The professional grade is taken from middle part of a flatsawn-cut wood. This soundboard has straight grains but less evenly spaced. The center core is more obvious. The sound is cleaner and tighter.
The concert grade is the one taken from the near inner piece of a flatsaw-cut wood or a loose quartersawn-cut piece. This sound has straight grains. Some center core of the wood is shown. The sound is clean and rich.
The collection grade is taken from the most inner piece of a flatsawn-cut or a refined quartersawn-cut piece. Grains are straight, even and tight. The center core of the wood is minimal and not obvious to be seen. Since the center core part of the wood is more unstable and not even in density, it is not desired for a guzheng soundboard. The sound is very clean, clear, rich and focused.

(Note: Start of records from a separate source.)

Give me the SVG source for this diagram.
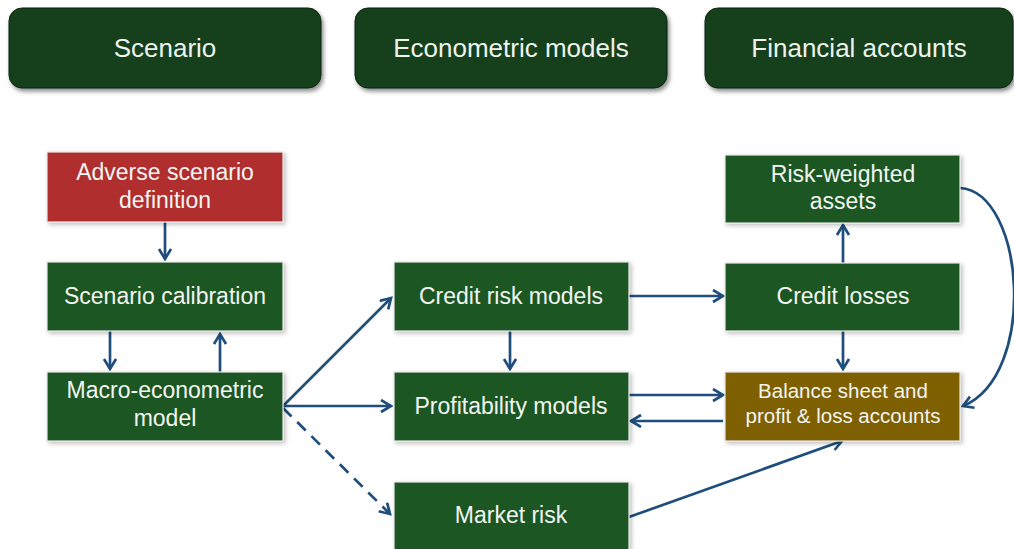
<svg xmlns="http://www.w3.org/2000/svg" width="1014" height="549" viewBox="0 0 1014 549">
<style>
.hdr{fill:#163f1b;stroke:#0d260f;stroke-width:1;filter:url(#sh1)}
.hdrt{fill:#eef3ee;font-family:"Liberation Sans",Arial,sans-serif;font-size:26px;text-anchor:middle}
.node{stroke:#e8e8e8;stroke-width:1.2;filter:url(#sh2)}
.g{fill:#1c5723}
.r{fill:#b02d2d}
.o{fill:#7f6000}
.t{fill:#f2f5f2;font-family:"Liberation Sans",Arial,sans-serif;font-size:23px;text-anchor:middle}
.ts{fill:#f2f5f2;font-family:"Liberation Sans",Arial,sans-serif;font-size:20.5px;text-anchor:middle}
.c{fill:none;stroke:#1f4e7c;stroke-width:2.7;marker-end:url(#ah)}
.d{stroke-dasharray:12 8}
</style>
<defs>
<filter id="sh1" x="-10%" y="-20%" width="120%" height="150%">
<feDropShadow dx="2" dy="3" stdDeviation="2" flood-color="#000" flood-opacity="0.45"/>
</filter>
<filter id="sh2" x="-10%" y="-20%" width="120%" height="150%">
<feDropShadow dx="2" dy="2" stdDeviation="2" flood-color="#000" flood-opacity="0.25"/>
</filter>
<marker id="ah" markerUnits="userSpaceOnUse" markerWidth="16" markerHeight="16" refX="12" refY="7" orient="auto">
<path d="M2,1 L12,7 L2,13" fill="none" stroke="#1f4e7c" stroke-width="2.7"/>
</marker>
</defs>

<g id="header-scenario"><rect class="hdr" x="9" y="8" width="312" height="80" rx="13"/><text class="hdrt" x="165" y="57">Scenario</text></g>
<g id="header-econometric"><rect class="hdr" x="355" y="8" width="312" height="80" rx="13"/><text class="hdrt" x="511" y="57">Econometric models</text></g>
<g id="header-financial"><rect class="hdr" x="705" y="8" width="308" height="80" rx="13"/><text class="hdrt" x="859" y="57">Financial accounts</text></g>

<g id="connectors">
<path class="c" d="M165,222 L165,259"/>
<path class="c" d="M110,331 L110,369"/>
<path class="c" d="M220,372 L220,334"/>
<path class="c" d="M283,406 L391,298"/>
<path class="c" d="M283,406 L391,406"/>
<path class="c d" d="M283,408 L390,514"/>
<path class="c" d="M510,331 L510,369"/>
<path class="c" d="M629,296 L723,296"/>
<path class="c" d="M843,263 L843,225"/>
<path class="c" d="M843,331 L843,369"/>
<path class="c" d="M629,395 L723,395"/>
<path class="c" d="M723,421 L631,421"/>
<path class="c" d="M629,517 L842,441"/>
<path class="c" d="M960,188 C1025,192 1038,375 963,406"/>
</g>

<g id="node-adverse"><rect class="node r" x="47" y="152" width="236" height="70"/><text class="t" x="165" y="180">Adverse scenario</text><text class="t" x="165" y="208">definition</text></g>
<g id="node-calibration"><rect class="node g" x="47" y="262" width="236" height="69"/><text class="t" x="165" y="304">Scenario calibration</text></g>
<g id="node-macro"><rect class="node g" x="47" y="372" width="236" height="69"/><text class="t" x="165" y="398">Macro-econometric</text><text class="t" x="165" y="426">model</text></g>
<g id="node-credit-risk"><rect class="node g" x="394" y="262" width="235" height="69"/><text class="t" x="511" y="304">Credit risk models</text></g>
<g id="node-profitability"><rect class="node g" x="394" y="372" width="235" height="69"/><text class="t" x="511" y="414">Profitability models</text></g>
<g id="node-market-risk"><rect class="node g" x="394" y="482" width="235" height="70"/><text class="t" x="511" y="523">Market risk</text></g>
<g id="node-rwa"><rect class="node g" x="725" y="155" width="235" height="68"/><text class="t" x="843" y="182">Risk-weighted</text><text class="t" x="843" y="209">assets</text></g>
<g id="node-credit-losses"><rect class="node g" x="725" y="263" width="235" height="68"/><text class="t" x="843" y="304">Credit losses</text></g>
<g id="node-balance"><rect class="node o" x="725" y="372" width="235" height="69"/><text class="ts" x="843" y="398">Balance sheet and</text><text class="ts" x="843" y="423">profit &amp; loss accounts</text></g>
</svg>
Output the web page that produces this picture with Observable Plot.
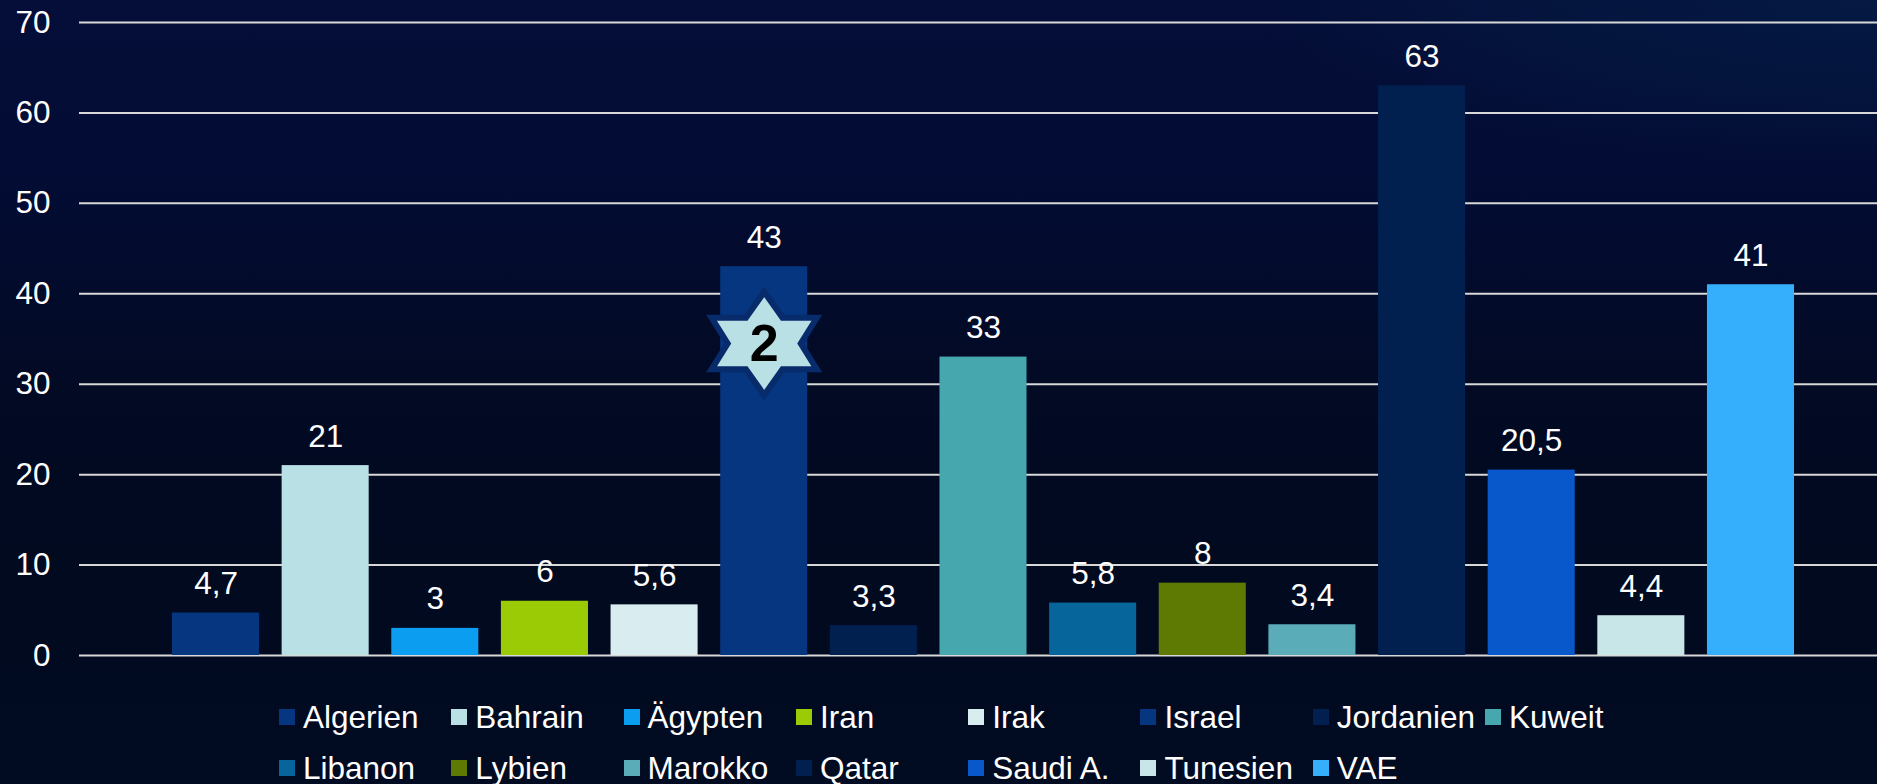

Besides the quality of the soundboard, the skill of the maker is as important. A good maker is able to shape a second grade piece into a first grade sound quality; while a machine cut might destroy a good first grade board piece.
4. Which is better? Wider grains or tighter grains?
A: The width of the grains is correlated to the age of the tree. Usually, the outer edge of the tree has wider grains, while the inner part has tighter grains. Weather and climate are also factors. A good guzheng sound board should sound focused. A Board with wider grains sounds loose; while a board with tighter grains sounds bright and focused. An ideal board will have loose grains in the bottom low range and tight grains in the high range. Generally, the best width for high range grain is between 0.5cm-1.5cm, and the best width for the low range grain is between 2.0-3.0cm.
5. Why isn’t hard wood such as rosewood, zitan or nanmu used for soundboard?
A: A guzheng soundboard requires a soft wood that is easy for the transmitting of the sound waves. Paulownia or spruce has the ideal density as a guzheng soundboard.
6. How to clean the soundboard?
A: Wipe with dry clean cloth or brush. Do not use water or wet towel to clean the soundboard. Orange oil is a must not!! Use dry clothes only.
7. What are the materials used for the guzheng frame?
A: Guzheng frames desire hard wood materials that are dense enough to kick back the sound into the sound box. Common hard wood used are East Indian Rosewood, zitan Madagascar Rosewood, Thailand Rosewood, Nanmu, mahogany, and Burmese Rosewood. Different hard wood affects the tone of the guzheng, while the quality of the soundboard affects the quality of the sound. If you are interested to find out more about the different types of frame woods, please read "Common Frame Woods used on Guzheng" article.
8. How to avoid cracking of the side frame?
A: The hard wood is mostly from Southeast Asia that has humid climate. When it goes to a dryer place, it tends to crack. A good way to take care of the side board is to apply orange/lemon oil on it every week within the first year of the purchase. After a year, the hard wood gets stable and will not crack easily.
9. Does the decoration on the side boards affect the sound quality?
A: The answer is “No”.
10. What is the difference between a paulownia back board and a plywood back board?
A: Back board is also an important factor that determines the sound quality of a guzheng. The back board kicks back the sound and absorb the sound passing down. A plywood back board does little in absorbing the sound which leaves the sound blurring together inside the sound box. Thus, a guzheng with plywood back board doesn’t sound clear. Even though you tune it 10 times, it still sounds out-of-tune.
11. What’s the material used for bridges?
A: The guzheng bridges transmit the vibration of the strings into the sound box. The bridges should use hard wood with higher in density to transmit the vibration easily. Generally, rosewoods are used for the body. Ivory, bone or plastics are used as the tips. A zitan bridge with ivory tip is known to be the best material, but it's hardly seen nowadays.
12. Does the shape of the bridges affect the sound quality of a guzheng?
A: Yes. The shape, the height, the size of the tips all affect the sound quality. Usually, higher bridges produce brighter and louder sound, while low bridges produce a more solid and focused sound.
13. Why are there so many kinds of strings offered on “Sound of China”?
A: Different strings also affect sound quality. Since players often have different desire on the sound effects, Sound of China offers numbers of professional strings to satisfy different needs. For example, Yuesheng strings sound warm and mellow and is easy to bend, while Dunhuang B strings sound bright and sweet and is harder to bend.
14. How often do I need to change the strings?
A: Beginners usually change a string only when it breaks. That is ok, since beginners do not pluck the strings as strong as professionals. However, for players who play the guzheng daily, we recommend changing the strings as needed. While the strings in the low range might last 2+ years, the strings in the high range should be changed every 6-12 months. Whenever you feel a string does not sound as bright, it’s time to change it.